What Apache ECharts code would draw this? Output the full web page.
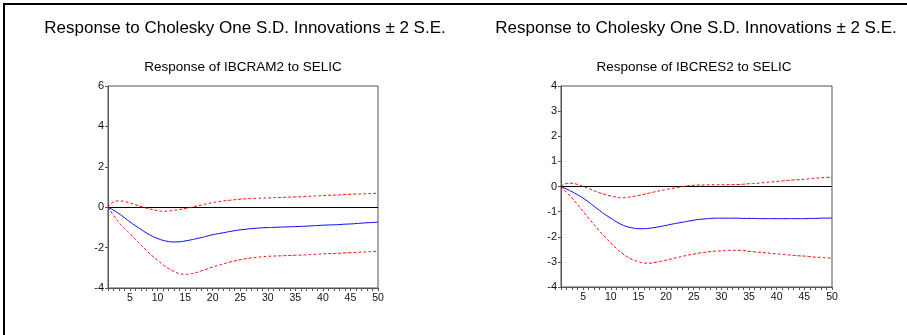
<!DOCTYPE html>
<html><head><meta charset="utf-8">
<script src="https://cdn.jsdelivr.net/npm/echarts@6/dist/echarts.min.js"></script>
<style>html,body{margin:0;padding:0;background:#fff}#c{width:907px;height:335px}</style>
</head><body><div id="c"></div>
<script>
const periods = Array.from({length: 50}, (_, i) => String(i + 1));
const mainTitle = "Response to Cholesky One S.D. Innovations \u00b1 2 S.E.";
const subTitleLeft = "Response of IBCRAM2 to SELIC";
const subTitleRight = "Response of IBCRES2 to SELIC";

const leftResp = [0,-0.15,-0.32,-0.52,-0.73,-0.92,-1.1,-1.28,-1.43,-1.55,-1.64,-1.7,-1.72,-1.71,-1.67,-1.62,-1.56,-1.5,-1.43,-1.36,-1.31,-1.26,-1.21,-1.16,-1.12,-1.09,-1.06,-1.04,-1.02,-1.01,-1.0,-0.99,-0.98,-0.97,-0.96,-0.95,-0.94,-0.92,-0.91,-0.89,-0.88,-0.87,-0.86,-0.84,-0.83,-0.81,-0.79,-0.77,-0.76,-0.74];
const leftUpper = [0,0.26,0.31,0.28,0.21,0.12,0.03,-0.05,-0.11,-0.17,-0.2,-0.19,-0.15,-0.11,-0.07,-0.01,0.05,0.11,0.17,0.23,0.27,0.31,0.34,0.37,0.4,0.42,0.43,0.44,0.45,0.46,0.47,0.48,0.49,0.5,0.51,0.52,0.53,0.55,0.56,0.58,0.59,0.6,0.61,0.63,0.64,0.65,0.66,0.67,0.68,0.69];
const leftLower = [0,-0.4,-0.76,-1.05,-1.31,-1.6,-1.88,-2.15,-2.4,-2.63,-2.85,-3.04,-3.18,-3.29,-3.32,-3.3,-3.24,-3.15,-3.06,-2.96,-2.88,-2.8,-2.72,-2.66,-2.6,-2.55,-2.51,-2.48,-2.45,-2.43,-2.42,-2.41,-2.4,-2.39,-2.38,-2.37,-2.36,-2.34,-2.33,-2.31,-2.3,-2.29,-2.28,-2.26,-2.25,-2.24,-2.22,-2.21,-2.19,-2.18];

const rightResp = [0,-0.1,-0.21,-0.33,-0.46,-0.62,-0.79,-0.96,-1.12,-1.26,-1.4,-1.52,-1.6,-1.65,-1.68,-1.68,-1.66,-1.63,-1.59,-1.55,-1.5,-1.46,-1.42,-1.38,-1.34,-1.31,-1.29,-1.27,-1.26,-1.26,-1.26,-1.26,-1.26,-1.27,-1.27,-1.27,-1.28,-1.28,-1.28,-1.28,-1.28,-1.28,-1.28,-1.28,-1.28,-1.27,-1.27,-1.26,-1.26,-1.25];
const rightUpper = [0,0.12,0.13,0.08,0,-0.08,-0.17,-0.25,-0.32,-0.38,-0.42,-0.45,-0.43,-0.4,-0.36,-0.31,-0.26,-0.21,-0.16,-0.12,-0.08,-0.04,0,0.03,0.05,0.06,0.06,0.07,0.07,0.07,0.07,0.08,0.08,0.09,0.11,0.12,0.14,0.16,0.18,0.2,0.22,0.24,0.26,0.27,0.29,0.31,0.33,0.35,0.36,0.38];
const rightLower = [0,-0.23,-0.46,-0.72,-0.99,-1.26,-1.52,-1.78,-2.02,-2.25,-2.46,-2.65,-2.8,-2.91,-2.99,-3.05,-3.05,-3.02,-2.98,-2.93,-2.88,-2.83,-2.78,-2.73,-2.69,-2.65,-2.62,-2.59,-2.57,-2.56,-2.55,-2.54,-2.54,-2.55,-2.58,-2.6,-2.62,-2.64,-2.66,-2.68,-2.7,-2.72,-2.74,-2.76,-2.77,-2.79,-2.81,-2.82,-2.84,-2.85];

const FONT = '"Liberation Sans", Arial, sans-serif';
const axisCol = '#555';

function xAxis(gi) {
  return {
    type: 'category', gridIndex: gi, data: periods, boundaryGap: false,
    axisLine: {onZero: false, lineStyle: {color: axisCol, width: 1}},
    axisTick: {show: true, interval: 0, length: 3, lineStyle: {color: axisCol}},
    axisLabel: {interval: (i, v) => Number(v) % 5 === 0, fontFamily: FONT, fontSize: 10.5, color: '#111', margin: 5},
    splitLine: {show: false}
  };
}
function yAxis(gi, mn, mx, iv) {
  return {
    type: 'value', gridIndex: gi, min: mn, max: mx, interval: iv,
    axisLine: {show: true, onZero: false, lineStyle: {color: axisCol, width: 1}},
    axisTick: {show: true, length: 3, lineStyle: {color: axisCol}},
    axisLabel: {fontFamily: FONT, fontSize: 11, color: '#111', margin: 4},
    splitLine: {show: false}
  };
}
function series(gi, resp, up, lo) {
  const red = {color: '#ff0000', width: 1, type: [3, 2]};
  return [
    {type: 'line', xAxisIndex: gi, yAxisIndex: gi, data: up, symbol: 'none', smooth: true, lineStyle: red, z: 3},
    {type: 'line', xAxisIndex: gi, yAxisIndex: gi, data: lo, symbol: 'none', smooth: true, lineStyle: red, z: 3},
    {type: 'line', xAxisIndex: gi, yAxisIndex: gi, data: resp, symbol: 'none', smooth: true,
     lineStyle: {color: '#0000ff', width: 1}, z: 4,
     markLine: {silent: true, symbol: 'none', label: {show: false},
       lineStyle: {color: '#000', width: 1, type: 'solid'}, data: [{yAxis: 0}], z: 2}}
  ];
}

const chart = echarts.init(document.getElementById('c'), null, {renderer: 'canvas'});
chart.setOption({
  animation: false,
  backgroundColor: '#fff',
  title: [
    {text: mainTitle, left: 245, top: 20, textAlign: 'center', padding: 0,
     textStyle: {fontFamily: FONT, fontSize: 17, fontWeight: 'normal', color: '#000'}},
    {text: mainTitle, left: 696, top: 20, textAlign: 'center', padding: 0,
     textStyle: {fontFamily: FONT, fontSize: 17, fontWeight: 'normal', color: '#000'}},
    {text: subTitleLeft, left: 243, top: 60, textAlign: 'center', padding: 0,
     textStyle: {fontFamily: FONT, fontSize: 13.5, fontWeight: 'normal', color: '#000'}},
    {text: subTitleRight, left: 694, top: 60, textAlign: 'center', padding: 0,
     textStyle: {fontFamily: FONT, fontSize: 13.5, fontWeight: 'normal', color: '#000'}}
  ],
  grid: [
    {left: 108, top: 86, width: 270, height: 202, show: true, borderColor: axisCol, borderWidth: 1, backgroundColor: 'transparent'},
    {left: 561, top: 86, width: 271, height: 201, show: true, borderColor: axisCol, borderWidth: 1, backgroundColor: 'transparent'}
  ],
  xAxis: [xAxis(0), xAxis(1)],
  yAxis: [yAxis(0, -4, 6, 2), yAxis(1, -4, 4, 1)],
  series: [...series(0, leftResp, leftUpper, leftLower), ...series(1, rightResp, rightUpper, rightLower)],
  graphic: [
    {type: 'line', shape: {x1: 4, y1: 4, x2: 907, y2: 4}, style: {stroke: '#000', lineWidth: 2}, z: 10},
    {type: 'line', shape: {x1: 4, y1: 3, x2: 4, y2: 335}, style: {stroke: '#000', lineWidth: 2}, z: 10}
  ]
});
</script></body></html>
____________
### What to work on
Reproduce every line exactly and omit all pictures.

### Solution to this exercise
What Apache ECharts code would draw this? Output the full web page.
<!DOCTYPE html>
<html><head><meta charset="utf-8">
<script src="https://cdn.jsdelivr.net/npm/echarts@6/dist/echarts.min.js"></script>
<style>html,body{margin:0;padding:0;background:#fff}#c{width:907px;height:335px}</style>
</head><body><div id="c"></div>
<script>
const periods = Array.from({length: 50}, (_, i) => String(i + 1));
const mainTitle = "Response to Cholesky One S.D. Innovations \u00b1 2 S.E.";
const subTitleLeft = "Response of IBCRAM2 to SELIC";
const subTitleRight = "Response of IBCRES2 to SELIC";

const leftResp = [0,-0.15,-0.32,-0.52,-0.73,-0.92,-1.1,-1.28,-1.43,-1.55,-1.64,-1.7,-1.72,-1.71,-1.67,-1.62,-1.56,-1.5,-1.43,-1.36,-1.31,-1.26,-1.21,-1.16,-1.12,-1.09,-1.06,-1.04,-1.02,-1.01,-1.0,-0.99,-0.98,-0.97,-0.96,-0.95,-0.94,-0.92,-0.91,-0.89,-0.88,-0.87,-0.86,-0.84,-0.83,-0.81,-0.79,-0.77,-0.76,-0.74];
const leftUpper = [0,0.26,0.31,0.28,0.21,0.12,0.03,-0.05,-0.11,-0.17,-0.2,-0.19,-0.15,-0.11,-0.07,-0.01,0.05,0.11,0.17,0.23,0.27,0.31,0.34,0.37,0.4,0.42,0.43,0.44,0.45,0.46,0.47,0.48,0.49,0.5,0.51,0.52,0.53,0.55,0.56,0.58,0.59,0.6,0.61,0.63,0.64,0.65,0.66,0.67,0.68,0.69];
const leftLower = [0,-0.4,-0.76,-1.05,-1.31,-1.6,-1.88,-2.15,-2.4,-2.63,-2.85,-3.04,-3.18,-3.29,-3.32,-3.3,-3.24,-3.15,-3.06,-2.96,-2.88,-2.8,-2.72,-2.66,-2.6,-2.55,-2.51,-2.48,-2.45,-2.43,-2.42,-2.41,-2.4,-2.39,-2.38,-2.37,-2.36,-2.34,-2.33,-2.31,-2.3,-2.29,-2.28,-2.26,-2.25,-2.24,-2.22,-2.21,-2.19,-2.18];

const rightResp = [0,-0.1,-0.21,-0.33,-0.46,-0.62,-0.79,-0.96,-1.12,-1.26,-1.4,-1.52,-1.6,-1.65,-1.68,-1.68,-1.66,-1.63,-1.59,-1.55,-1.5,-1.46,-1.42,-1.38,-1.34,-1.31,-1.29,-1.27,-1.26,-1.26,-1.26,-1.26,-1.26,-1.27,-1.27,-1.27,-1.28,-1.28,-1.28,-1.28,-1.28,-1.28,-1.28,-1.28,-1.28,-1.27,-1.27,-1.26,-1.26,-1.25];
const rightUpper = [0,0.12,0.13,0.08,0,-0.08,-0.17,-0.25,-0.32,-0.38,-0.42,-0.45,-0.43,-0.4,-0.36,-0.31,-0.26,-0.21,-0.16,-0.12,-0.08,-0.04,0,0.03,0.05,0.06,0.06,0.07,0.07,0.07,0.07,0.08,0.08,0.09,0.11,0.12,0.14,0.16,0.18,0.2,0.22,0.24,0.26,0.27,0.29,0.31,0.33,0.35,0.36,0.38];
const rightLower = [0,-0.23,-0.46,-0.72,-0.99,-1.26,-1.52,-1.78,-2.02,-2.25,-2.46,-2.65,-2.8,-2.91,-2.99,-3.05,-3.05,-3.02,-2.98,-2.93,-2.88,-2.83,-2.78,-2.73,-2.69,-2.65,-2.62,-2.59,-2.57,-2.56,-2.55,-2.54,-2.54,-2.55,-2.58,-2.6,-2.62,-2.64,-2.66,-2.68,-2.7,-2.72,-2.74,-2.76,-2.77,-2.79,-2.81,-2.82,-2.84,-2.85];

const FONT = '"Liberation Sans", Arial, sans-serif';
const axisCol = '#555';

function xAxis(gi) {
  return {
    type: 'category', gridIndex: gi, data: periods, boundaryGap: false,
    axisLine: {onZero: false, lineStyle: {color: axisCol, width: 1}},
    axisTick: {show: true, interval: 0, length: 3, lineStyle: {color: axisCol}},
    axisLabel: {interval: (i, v) => Number(v) % 5 === 0, fontFamily: FONT, fontSize: 10.5, color: '#111', margin: 5},
    splitLine: {show: false}
  };
}
function yAxis(gi, mn, mx, iv) {
  return {
    type: 'value', gridIndex: gi, min: mn, max: mx, interval: iv,
    axisLine: {show: true, onZero: false, lineStyle: {color: axisCol, width: 1}},
    axisTick: {show: true, length: 3, lineStyle: {color: axisCol}},
    axisLabel: {fontFamily: FONT, fontSize: 11, color: '#111', margin: 4},
    splitLine: {show: false}
  };
}
function series(gi, resp, up, lo) {
  const red = {color: '#ff0000', width: 1, type: [3, 2]};
  return [
    {type: 'line', xAxisIndex: gi, yAxisIndex: gi, data: up, symbol: 'none', smooth: true, lineStyle: red, z: 3},
    {type: 'line', xAxisIndex: gi, yAxisIndex: gi, data: lo, symbol: 'none', smooth: true, lineStyle: red, z: 3},
    {type: 'line', xAxisIndex: gi, yAxisIndex: gi, data: resp, symbol: 'none', smooth: true,
     lineStyle: {color: '#0000ff', width: 1}, z: 4,
     markLine: {silent: true, symbol: 'none', label: {show: false},
       lineStyle: {color: '#000', width: 1, type: 'solid'}, data: [{yAxis: 0}], z: 2}}
  ];
}

const chart = echarts.init(document.getElementById('c'), null, {renderer: 'canvas'});
chart.setOption({
  animation: false,
  backgroundColor: '#fff',
  title: [
    {text: mainTitle, left: 245, top: 20, textAlign: 'center', padding: 0,
     textStyle: {fontFamily: FONT, fontSize: 17, fontWeight: 'normal', color: '#000'}},
    {text: mainTitle, left: 696, top: 20, textAlign: 'center', padding: 0,
     textStyle: {fontFamily: FONT, fontSize: 17, fontWeight: 'normal', color: '#000'}},
    {text: subTitleLeft, left: 243, top: 60, textAlign: 'center', padding: 0,
     textStyle: {fontFamily: FONT, fontSize: 13.5, fontWeight: 'normal', color: '#000'}},
    {text: subTitleRight, left: 694, top: 60, textAlign: 'center', padding: 0,
     textStyle: {fontFamily: FONT, fontSize: 13.5, fontWeight: 'normal', color: '#000'}}
  ],
  grid: [
    {left: 108, top: 86, width: 270, height: 202, show: true, borderColor: axisCol, borderWidth: 1, backgroundColor: 'transparent'},
    {left: 561, top: 86, width: 271, height: 201, show: true, borderColor: axisCol, borderWidth: 1, backgroundColor: 'transparent'}
  ],
  xAxis: [xAxis(0), xAxis(1)],
  yAxis: [yAxis(0, -4, 6, 2), yAxis(1, -4, 4, 1)],
  series: [...series(0, leftResp, leftUpper, leftLower), ...series(1, rightResp, rightUpper, rightLower)],
  graphic: [
    {type: 'line', shape: {x1: 4, y1: 4, x2: 907, y2: 4}, style: {stroke: '#000', lineWidth: 2}, z: 10},
    {type: 'line', shape: {x1: 4, y1: 3, x2: 4, y2: 335}, style: {stroke: '#000', lineWidth: 2}, z: 10}
  ]
});
</script></body></html>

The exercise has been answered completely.